Je pense que dans sa forme « animaux », l’émission aurait pu durer. TF1 a fait une erreur de jugement en voulant coller aux Guignols. On aurait dû continuer comme avant. Mais, Mougeotte et Le Lay (PDG et DG de TF1 à l’époque, ndlr) prenaient leur petit déjeuner avec la clientèle de Canal+. Pas la nôtre. Ils étaient impressionnés par l’effet mode des Guignols.

Durant toutes ces années, avez-vous été victime d’une forme de censure ?

On a toujours été obligé de se censurer un petit peu ! Dans ce genre d’écriture, la gymnastique est d’être en équilibre, sur la corde raide, et toujours à la limite du dérapage. Je dirais même que parfois on a dérapé. Mais TF1 ne nous a jamais censurés. Il faut d’ailleurs les remercier pour ça. Je pense que Mougeotte et Le Lay devaient avoir des grosses pressions de leur côté. Ils avaient la délicatesse de ne pas nous les communiquer.

N’y a-t-il jamais eu d’incompréhension ou de frictions entre vous ?

Une fois, Étienne Mougeotte m’a demandé si je ne trouvais pas qu’on exagérait avec Édith Cresson. Il ne m’a pas dit d’arrêter pour autant, juste « Faîtes comme vous voulez ». Et c’est vrai qu’on exagérait. J’ai donc décidé de lever le pied vis-à-vis d’elle. Sauf que le lendemain, elle a donné une interview avec la presse anglo-américaine où elle a dit : « il faut arrêter Le Bébête show, c’est une honte d’avoir des émissions comme cela ». Conclusion : elle en a repris plein la tête ! Y a des gens qui le cherchent quand même (rires).
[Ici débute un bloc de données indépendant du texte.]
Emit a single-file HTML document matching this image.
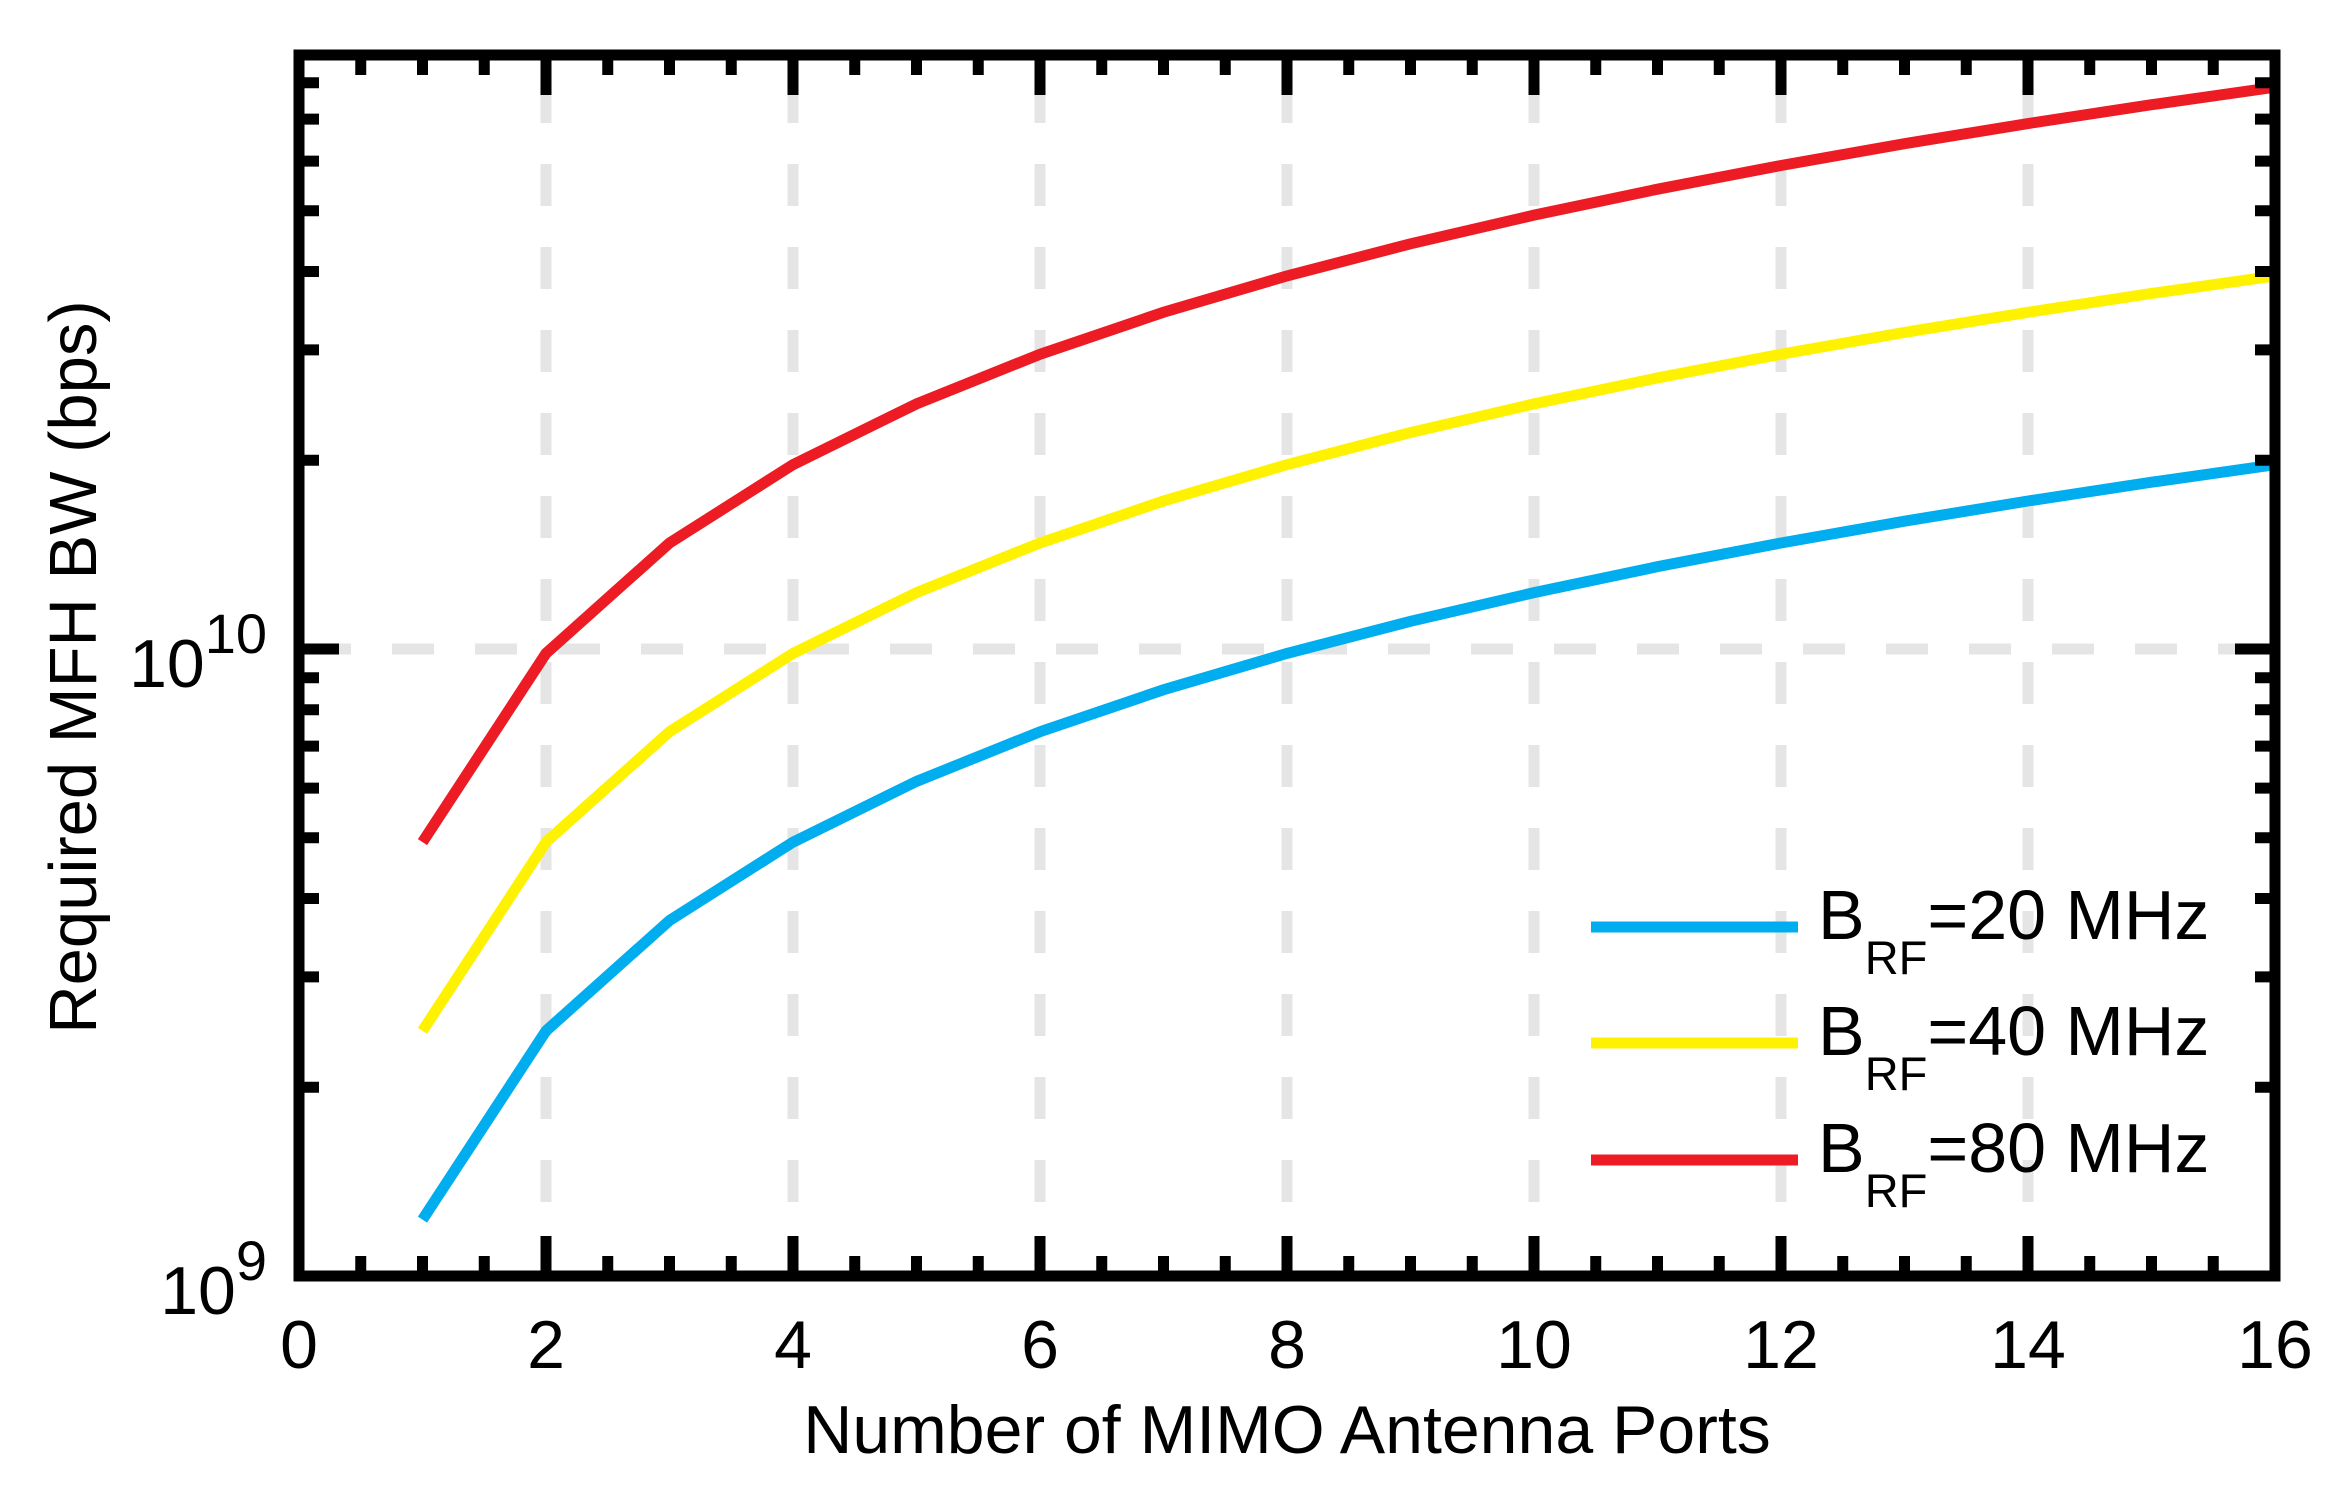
<!DOCTYPE html>
<html><head><meta charset="utf-8"><style>
html,body{margin:0;padding:0;background:#fff;}
svg{display:block;font-family:"Liberation Sans",Arial,sans-serif;}
</style></head><body>
<svg id="chart" width="2335" height="1495" viewBox="0 0 2335 1495" xmlns="http://www.w3.org/2000/svg">
<g id="grid"></g>
<g id="series"></g>
<g id="ticks"></g>
<rect x="299" y="55" width="1976" height="1221" fill="none" stroke="#000" stroke-width="11"/>
<g id="labels" font-size="68" fill="#000"></g>
<text x="1287" y="1453" font-size="68" text-anchor="middle">Number of MIMO Antenna Ports</text>
<text x="0" y="0" font-size="67" text-anchor="middle" transform="translate(96,667) rotate(-90)">Required MFH BW (bps)</text>
<g id="legend"></g>
</svg>
<script>
const ports = [1,2,3,4,5,6,7,8,9,10,11,12,13,14,15,16];
const bw20 = [1.23e9,2.46e9,3.69e9,4.92e9,6.15e9,7.38e9,8.61e9,9.84e9,1.107e10,1.23e10,1.353e10,1.476e10,1.599e10,1.722e10,1.845e10,1.968e10];
const bw40 = [2.46e9,4.92e9,7.38e9,9.84e9,1.23e10,1.476e10,1.722e10,1.968e10,2.214e10,2.46e10,2.706e10,2.952e10,3.198e10,3.444e10,3.69e10,3.936e10];
const bw80 = [4.92e9,9.84e9,1.476e10,1.968e10,2.46e10,2.952e10,3.444e10,3.936e10,4.428e10,4.92e10,5.412e10,5.904e10,6.396e10,6.888e10,7.38e10,7.872e10];
const seriesNames = ["B_RF=20 MHz","B_RF=40 MHz","B_RF=80 MHz"];
const seriesColors = ["#00aeef","#fff200","#ed1c24"];
const xTicks = [0,2,4,6,8,10,12,14,16];
const yDecades = [9,10];

const NS="http://www.w3.org/2000/svg";
const X0=299,X1=2275,Y0=1276,DEC=627,XMAX=16;
function xs(v){return X0+(X1-X0)*v/XMAX;}
function ys(v){return Y0-(Math.log10(v)-9)*DEC;}
function mk(tag,attrs,parent){const e=document.createElementNS(NS,tag);for(const k in attrs)e.setAttribute(k,attrs[k]);if(parent)parent.appendChild(e);return e;}
const grid=document.getElementById('grid'),ticks=document.getElementById('ticks'),labels=document.getElementById('labels'),series=document.getElementById('series'),legend=document.getElementById('legend');

xTicks.forEach(t=>{ if(t>0&&t<XMAX){
  const l=mk('line',{x1:xs(t),x2:xs(t),y1:61,y2:1270,stroke:'#e5e5e5','stroke-width':11,'stroke-dasharray':'42 41','stroke-dashoffset':-20},grid);
  
  
}});
const hg=mk('line',{x1:305,x2:2269,y1:ys(1e10),y2:ys(1e10),stroke:'#e5e5e5','stroke-width':11,'stroke-dasharray':'42 41','stroke-dashoffset':-4},grid);



for(let v=0.5;v<XMAX;v+=0.5){
  const major = Math.abs(v/2-Math.round(v/2))<1e-9;
  const len = major?40:20;
  const a=mk('line',{x1:xs(v),x2:xs(v),y1:Y0,y2:Y0-len,stroke:'#000','stroke-width':11},ticks);
  
  
  const b=mk('line',{x1:xs(v),x2:xs(v),y1:55,y2:55+len,stroke:'#000','stroke-width':11},ticks);
  
  
}
for(let d=9;d<=10;d++){
  for(let m=1;m<=9;m++){
    const v=m*Math.pow(10,d); const y=ys(v);
    if(y<55||y>Y0) continue;
    const len=(m===1)?40:20;
    const a=mk('line',{x1:X0,x2:X0+len,y1:y,y2:y,stroke:'#000','stroke-width':11},ticks);
    
    
    const b=mk('line',{x1:X1,x2:X1-len,y1:y,y2:y,stroke:'#000','stroke-width':11},ticks);
    
    
  }
}
xTicks.forEach(t=>{
  const e=mk('text',{x:xs(t),y:1368,'text-anchor':'middle'},labels);
  e.textContent=String(t);
  
  
});
yDecades.forEach(d=>{
  const y=ys(Math.pow(10,d));
  const e=mk('text',{x:267,y:y+38,'text-anchor':'end'},labels);
  
  
  const a=mk('tspan',{},e); a.textContent='10';
  const s=mk('tspan',{'font-size':56,dy:-34},e); s.textContent=String(d);
});
[bw20,bw40,bw80].forEach((arr,i)=>{
  const pts=ports.map((p,j)=>xs(p)+','+ys(arr[j])).join(' ');
  const pl=mk('polyline',{points:pts,fill:'none',stroke:seriesColors[i],'stroke-width':11,'stroke-linejoin':'miter'},series);
  
  
});
const legY=[927,1043,1160];
seriesNames.forEach((n,i)=>{
  const g=mk('g',{},legend);
  
  
  mk('line',{x1:1591,x2:1798,y1:legY[i],y2:legY[i],stroke:seriesColors[i],'stroke-width':11},g);
  const t=mk('text',{x:1818,y:legY[i]+12,'font-size':70},g);
  const parts=n.split('_'); const rest=parts[1].split('=');
  const a=mk('tspan',{},t); a.textContent=parts[0];
  const b=mk('tspan',{'font-size':47,dy:35},t); b.textContent=rest[0];
  const c=mk('tspan',{dy:-35},t); c.textContent='='+rest[1];
});
</script>
</body></html>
En 1987, vous avez quitté TF1 pour La Cinq, avant de revenir en 1988. Ont alors été lancées d’autres marionnettes, les Vingt corruptibles, au sein du Collaricocoshow...

Et c’était un bide ! On avait créé quelque chose de magique avec l’univers animalier, à la fois Fables de la Fontaine et en référence Aristophane... Au passage, on avait des références culturelles très solides, quoiqu’on en dise ! Sur la Cinq, on était loin de la même idée...

Aujourd’hui sort un coffret DVD, Le Bebest of !. À qui revient l’initiative de ce projet ?

L’INA a la paternité totale du projet. Ils font un travail extraordinaire sur toutes les émissions. Il faut savoir que si nous n’avions pas l’INA, la moitié des trésors de la télé serait perdue. Car, croyez-moi, les chaînes sont incapables d’archiver quoi que ce soit.

Le Bébête show est-il un programme qui appartient au passé ?

Au contraire. Je pense même qu’il peut reprendre. On se disait, avec Roucas, que démarrer un Bébête show pour trois ou quatre mois au moment des Présidentielles, on adorerait ! Quel régal ! Ségolène serait une oie et DSK un lapin ! Seule TF1 peut prendre cette décision parce qu’ils possèdent les droits des marionnettes et du titre.